Fair Finance is a small consumer loan company that’s been around since the Depression. It’s been shuttered since November, when FBI agents raided it.
In February, it went into bankruptcy. And the court appointed Brian Bash as Fair Finance’s trustee last month. In his first lawsuit  since then, he claims that Daniel Laikin got a $19 million loan from Fair Finance in 2002, with shaky collateral and no regular repayments.
And given that Laikin has been convicted of stock manipulation while he was head of National Lampoon, Bash wants to put a clamp on what collateral Laikin did post – a set of Hollywood properties.
Laikin was part of the close circle around the Indianapolis businessman Timothy Durham, who billed himself as one of the richest men in the world. 
If he was, the suit suggests where some of that money came from.  When Durham bought Fair Finance, the company “was a strong, viable, reputable company.”
 By 2009, it “had been utterly looted.”
Listener Comments:

If the Government had proven that this was a ponzi scheme, then all investors would be protected under the SIPC, which protects investors up to $500,000 if they lose money in securities because of fraud. The investments were considered securities and the maximum one could invest was $200,000. That means every investor should get 100% of their money back. One only wonders why did the government back out of pursuing charges against Fair Finance.

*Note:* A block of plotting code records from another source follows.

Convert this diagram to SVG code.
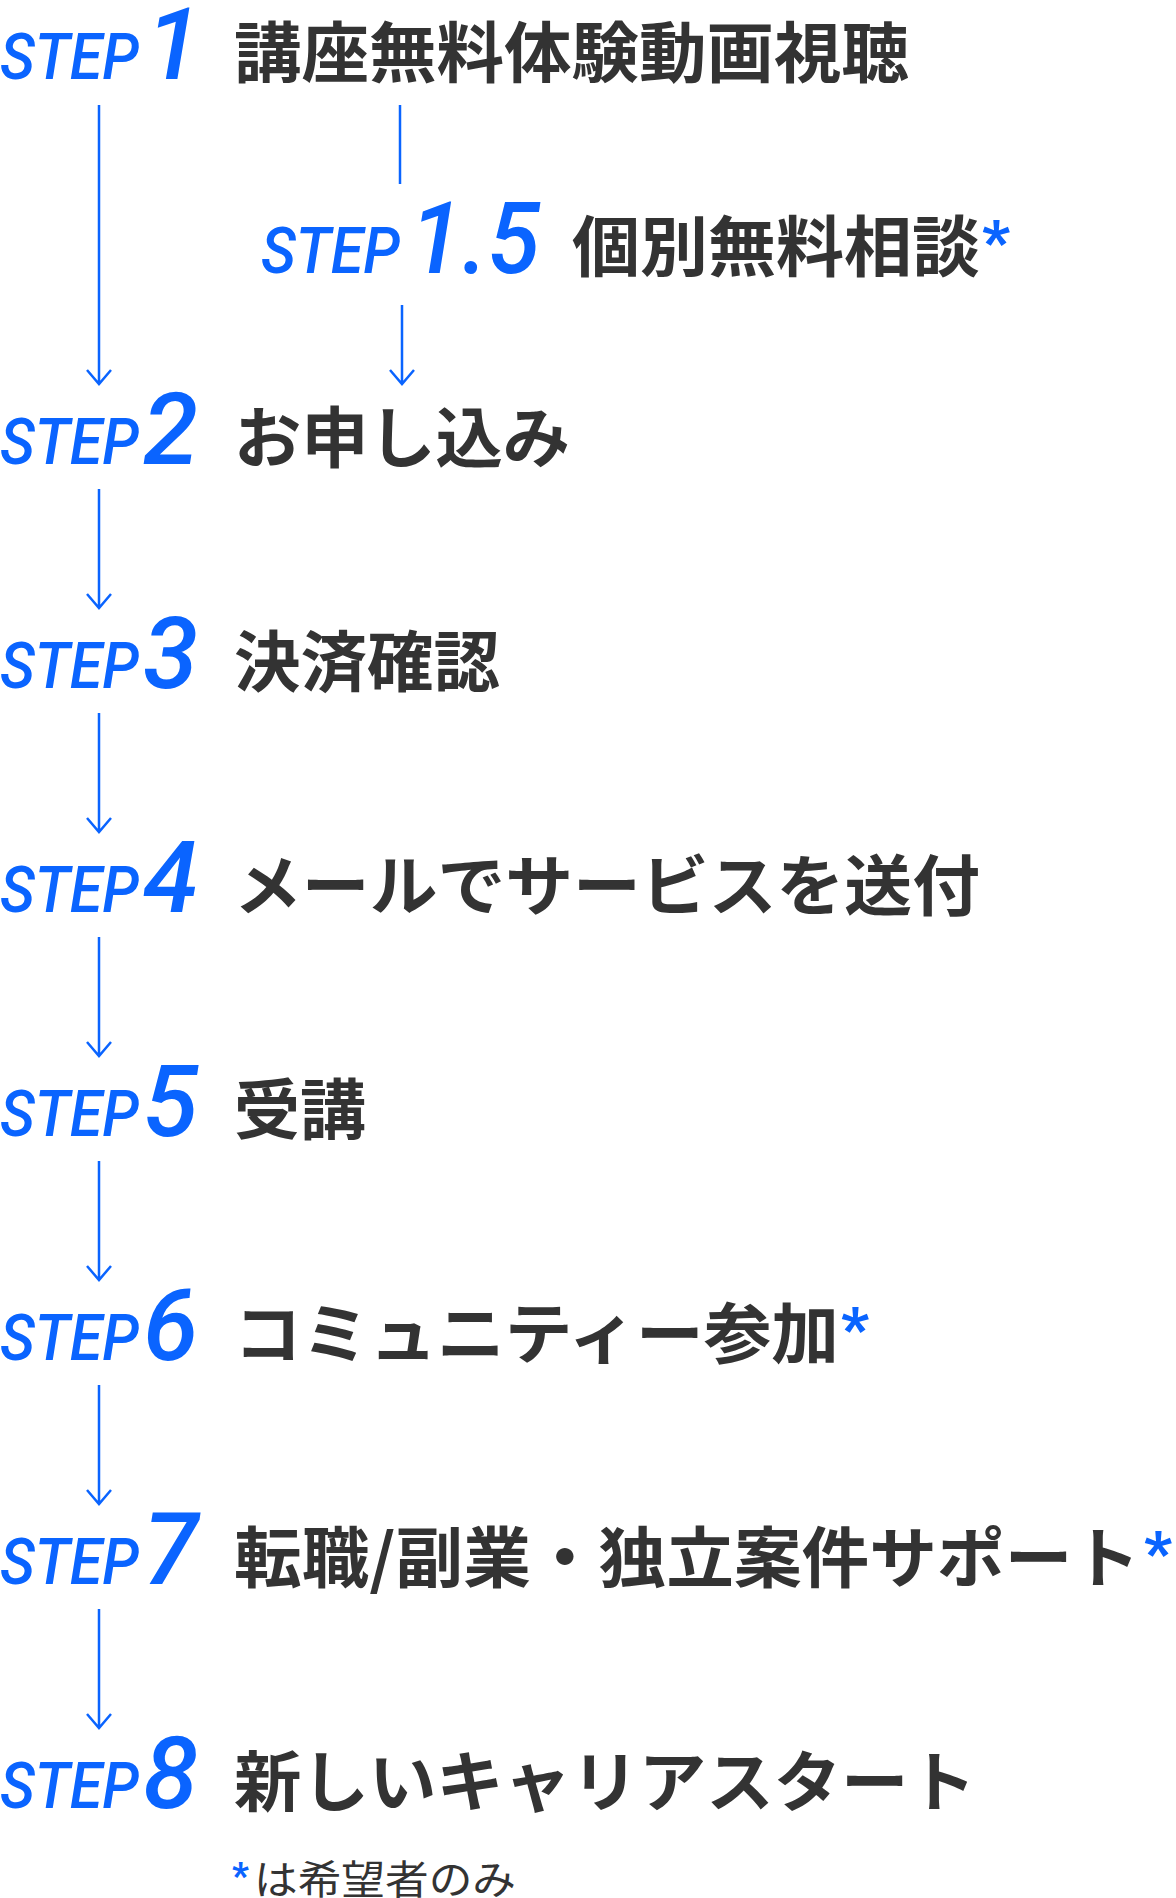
<svg xmlns="http://www.w3.org/2000/svg" width="1176" height="1898" viewBox="0 0 1176 1898">
<style>
.s{font-family:Roboto,"Liberation Sans",sans-serif;font-style:italic;font-weight:500;font-size:64px;fill:#0a64ff}
.n{font-family:Roboto,"Liberation Sans",sans-serif;font-style:italic;font-weight:500;font-size:100px;fill:#0a64ff}
.t{font-family:"Noto Sans CJK JP",sans-serif;font-weight:700;font-size:66px;fill:#333}
.a{font-family:Roboto,"Liberation Sans",sans-serif;font-weight:900;font-size:60px;fill:#0a64ff}
.f{font-family:"Noto Sans CJK JP",sans-serif;font-weight:400;font-size:40px;fill:#333}
.c{stroke:#0a64ff;stroke-width:2.5;fill:none}
</style>
<g id="connectors" class="c">
<path d="M99 105V384M87 370L99 384L111 370"/>
<path d="M400 105V184"/>
<path d="M402 305V384M390 370L402 384L414 370"/>
<path d="M99 489V608M87 594L99 608L111 594"/>
<path d="M99 713V832M87 818L99 832L111 818"/>
<path d="M99 937V1056M87 1042L99 1056L111 1042"/>
<path d="M99 1161V1280M87 1266L99 1280L111 1266"/>
<path d="M99 1385V1504M87 1490L99 1504L111 1490"/>
<path d="M99 1609V1728M87 1714L99 1728L111 1714"/>
</g>
<g id="step1"><text class="s" x="0" y="79" textLength="139" lengthAdjust="spacingAndGlyphs">STEP</text><text class="n" x="146" y="79">1</text><text class="t" x="234" y="77" textLength="675" lengthAdjust="spacingAndGlyphs">講座無料体験動画視聴</text></g>
<g id="step1_5"><text class="s" x="261" y="273" textLength="139" lengthAdjust="spacingAndGlyphs">STEP</text><text class="n" x="410" y="273" textLength="130" lengthAdjust="spacingAndGlyphs">1.5</text><text class="t" x="572" y="271" textLength="408" lengthAdjust="spacingAndGlyphs">個別無料相談</text><text class="a" x="982" y="262">*</text></g>
<g id="step2"><text class="s" x="0" y="464" textLength="139" lengthAdjust="spacingAndGlyphs">STEP</text><text class="n" x="143" y="464">2</text><text class="t" x="234" y="462" textLength="336" lengthAdjust="spacingAndGlyphs">お申し込み</text></g>
<g id="step3"><text class="s" x="0" y="688" textLength="139" lengthAdjust="spacingAndGlyphs">STEP</text><text class="n" x="143" y="688">3</text><text class="t" x="234" y="686" textLength="266" lengthAdjust="spacingAndGlyphs">決済確認</text></g>
<g id="step4"><text class="s" x="0" y="912" textLength="139" lengthAdjust="spacingAndGlyphs">STEP</text><text class="n" x="143" y="912">4</text><text class="t" x="234" y="910" textLength="746" lengthAdjust="spacingAndGlyphs">メールでサービスを送付</text></g>
<g id="step5"><text class="s" x="0" y="1136" textLength="139" lengthAdjust="spacingAndGlyphs">STEP</text><text class="n" x="143" y="1136">5</text><text class="t" x="234" y="1134" textLength="132" lengthAdjust="spacingAndGlyphs">受講</text></g>
<g id="step6"><text class="s" x="0" y="1360" textLength="139" lengthAdjust="spacingAndGlyphs">STEP</text><text class="n" x="143" y="1360">6</text><text class="t" x="234" y="1358" textLength="605" lengthAdjust="spacingAndGlyphs">コミュニティー参加</text><text class="a" x="841" y="1349">*</text></g>
<g id="step7"><text class="s" x="0" y="1584" textLength="139" lengthAdjust="spacingAndGlyphs">STEP</text><text class="n" x="143" y="1584">7</text><text class="t" x="234" y="1582" textLength="906" lengthAdjust="spacingAndGlyphs">転職/副業・独立案件サポート</text><text class="a" x="1144" y="1573">*</text></g>
<g id="step8"><text class="s" x="0" y="1808" textLength="139" lengthAdjust="spacingAndGlyphs">STEP</text><text class="n" x="143" y="1808">8</text><text class="t" x="234" y="1806" textLength="742" lengthAdjust="spacingAndGlyphs">新しいキャリアスタート</text></g>
<g id="note"><text class="a" x="232" y="1888" style="font-size:36px">*</text><text class="f" x="254" y="1894" textLength="262" lengthAdjust="spacingAndGlyphs">は希望者のみ</text></g>
</svg>
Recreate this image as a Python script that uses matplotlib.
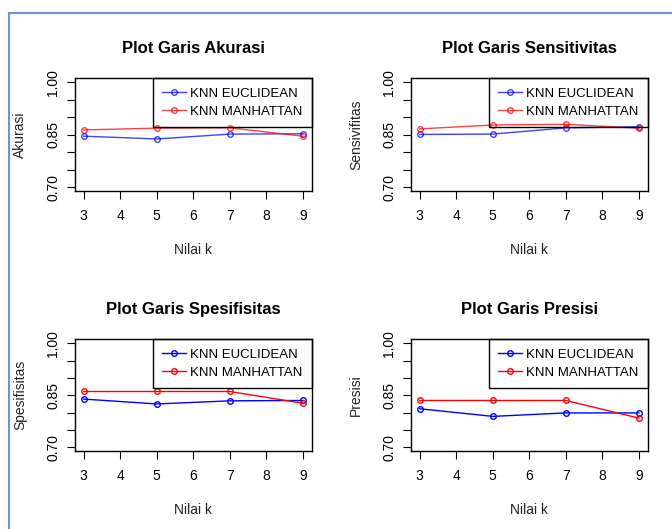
import matplotlib
matplotlib.use('Agg')
import matplotlib.pyplot as plt
from matplotlib.lines import Line2D

plt.rcParams['font.family'] = ['Liberation Sans', 'DejaVu Sans']

k = [3, 5, 7, 9]

akurasi_euc = [0.846, 0.838, 0.852, 0.853]
akurasi_man = [0.864, 0.869, 0.870, 0.846]
sens_euc = [0.851, 0.852, 0.870, 0.873]
sens_man = [0.867, 0.878, 0.880, 0.869]
spes_euc = [0.839, 0.825, 0.834, 0.835]
spes_man = [0.861, 0.861, 0.861, 0.827]
pres_euc = [0.811, 0.789, 0.799, 0.799]
pres_man = [0.835, 0.835, 0.835, 0.784]

titles = ['Plot Garis Akurasi', 'Plot Garis Sensitivitas',
          'Plot Garis Spesifisitas', 'Plot Garis Presisi']
ylabels = ['Akurasi', 'Sensivifitas', 'Spesifisitas', 'Presisi']
euc = [akurasi_euc, sens_euc, spes_euc, pres_euc]
man = [akurasi_man, sens_man, spes_man, pres_man]

yticks = [0.70, 0.75, 0.80, 0.85, 0.90, 0.95, 1.00]
ytick_labels = ['0.70', '', '', '0.85', '', '', '1.00']

fig = plt.figure(figsize=(6.72, 5.29), dpi=100)

# axes positions in figure fractions (left, bottom, width, height)
positions = [
    [0.1116, 0.6384, 0.3522, 0.2136],
    [0.6116, 0.6384, 0.3522, 0.2136],
    [0.1116, 0.1469, 0.3522, 0.2117],
    [0.6116, 0.1469, 0.3522, 0.2117],
]

for i in range(4):
    ax = fig.add_axes(positions[i])
    alpha = 0.75 if i < 2 else 1.0
    ax.plot(k, euc[i], color='blue', marker='o', fillstyle='none', markersize=4,
            linewidth=1, markeredgewidth=1, alpha=alpha, label='KNN EUCLIDEAN')
    ax.plot(k, man[i], color='red', marker='o', fillstyle='none', markersize=4,
            linewidth=1, markeredgewidth=1, alpha=alpha, label='KNN MANHATTAN')
    ax.set_xlim(2.76, 9.24)
    ax.set_ylim(0.688, 1.012)
    ax.set_xticks(range(3, 10))
    ax.set_yticks(yticks)
    ax.set_yticklabels(ytick_labels, rotation=90, va='center')
    ax.tick_params(direction='out', length=6, width=0.8, labelsize=10, color='black')
    ax.tick_params(axis='x', pad=7)
    ax.tick_params(axis='y', pad=4.5)
    for s in ax.spines.values():
        s.set_linewidth(1)
        s.set_color('black')
    ax.set_title(titles[i], fontsize=12, fontweight='bold', pad=18)
    ax.set_xlabel('Nilai k', fontsize=10, labelpad=14, color='#222222')
    ax.set_ylabel(ylabels[i], fontsize=10, color='#222222', va='center')
    ax.yaxis.set_label_coords(-0.232, 0.5)
    leg = ax.legend(loc='upper right', borderaxespad=0, fancybox=False,
                    edgecolor='black', fontsize=9.5,
                    handlelength=1.8, handletextpad=0.3, borderpad=0.7,
                    labelspacing=0.45)
    leg.get_frame().set_linewidth(1)
    leg.get_frame().set_facecolor('none')
    leg.get_frame().set_alpha(None)
    for h in leg.get_lines():
        h.set_alpha(alpha)

# blue screenshot frame on the left and top
frame_color = '#6a95d0'
fig.add_artist(Line2D([8.5 / 672, 8.5 / 672], [0, 1 - 12.5 / 529],
                      transform=fig.transFigure, color=frame_color, linewidth=1.5))
fig.add_artist(Line2D([8.5 / 672, 1], [1 - 12.5 / 529, 1 - 12.5 / 529],
                      transform=fig.transFigure, color=frame_color, linewidth=1.5))

fig.savefig('out.png', dpi=100)
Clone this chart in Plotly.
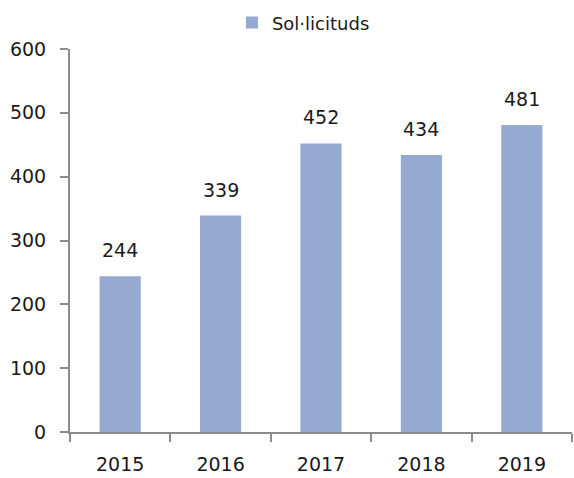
import plotly.graph_objects as go

years = ["2015", "2016", "2017", "2018", "2019"]
sollicituds = [244, 339, 452, 434, 481]
y_ticks = [0, 100, 200, 300, 400, 500, 600]

font_family = "DejaVu Sans"
txt_color = "#1a1a1a"
axis_color = "#8c8c8c"

fig = go.Figure()
fig.add_trace(go.Bar(
    x=years, y=sollicituds, name="Sol·licituds",
    marker=dict(color="#95a9d1", line=dict(width=0)),
    hoverinfo="skip",
))

# category axis: annotation x given as category index
for i, v in enumerate(sollicituds):
    fig.add_annotation(
        x=i, y=v, text=str(v), showarrow=False,
        yanchor="bottom", yshift=13,
        font=dict(family=font_family, size=19, color=txt_color),
    )

fig.update_layout(
    width=574, height=478,
    margin=dict(l=70, r=2, t=49, b=46),
    paper_bgcolor="white", plot_bgcolor="white",
    bargap=0.59,
    showlegend=True,
    legend=dict(orientation="h", x=0.465, xanchor="center", y=1.02, yanchor="bottom",
                font=dict(family=font_family, size=18, color=txt_color)),
    font=dict(family=font_family, size=19, color=txt_color),
)
fig.update_xaxes(
    type="category", showline=True, linecolor=axis_color, linewidth=2,
    ticks="outside", ticklen=8, tickcolor=axis_color, tickwidth=2,
    tickson="boundaries", showgrid=False, ticklabelstandoff=14,
    automargin=False,
    tickfont=dict(family=font_family, size=19, color=txt_color),
)
fig.update_yaxes(
    range=[0, 600], tickvals=y_ticks, showline=True, linecolor=axis_color, linewidth=2,
    ticks="outside", ticklen=8, tickcolor=axis_color, tickwidth=2,
    showgrid=False, zeroline=False, ticklabelstandoff=10,
    automargin=False,
    tickfont=dict(family=font_family, size=19, color=txt_color),
)

fig.write_html("out.html", config={"displayModeBar": False})

# remove the browser's default body margin so the figure sits at the page origin
with open("out.html", "r", encoding="utf-8") as f:
    html = f.read()
html = html.replace("<head>", "<head><style>html,body{margin:0;padding:0;overflow:hidden;}</style>", 1)
with open("out.html", "w", encoding="utf-8") as f:
    f.write(html)
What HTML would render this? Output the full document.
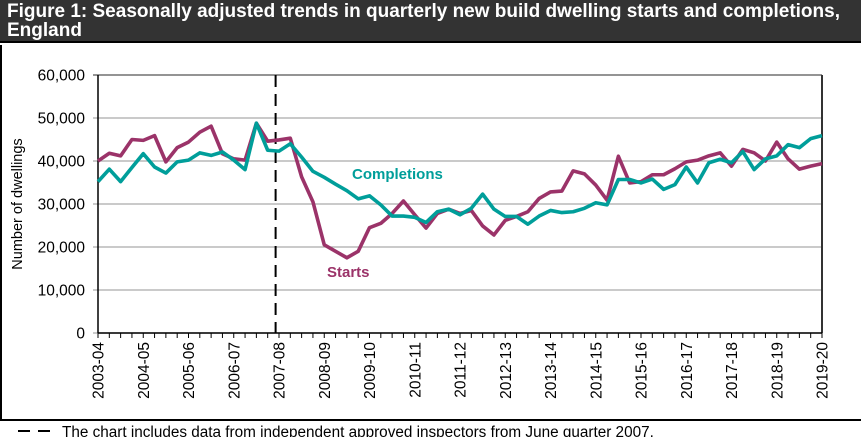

Posted by: pete (ohio) on April 30, 2010 5:20PM
The Fair Finance 200M PLUS dollars seem to be
spreading to many parts of the country. Involing
owners and board of directors. I hope that Fair Finance, Trustee Brian Bash reclaims as many of the investors assets possible.Also important in the investagation to secure supstantial evidence for ciminal charges for conviction and prison time.


Posted by: Frank D. Maggio (Wadsworth, Oh. 44281) on April 19, 2010 1:40PM
People should be asking why US Attorney Tim Morrison dropped a claim to assets alleging a ponzi scheme.

I think one reason for the lazy response by Ohio and US regulators is Tim Durham did not live in Ohio.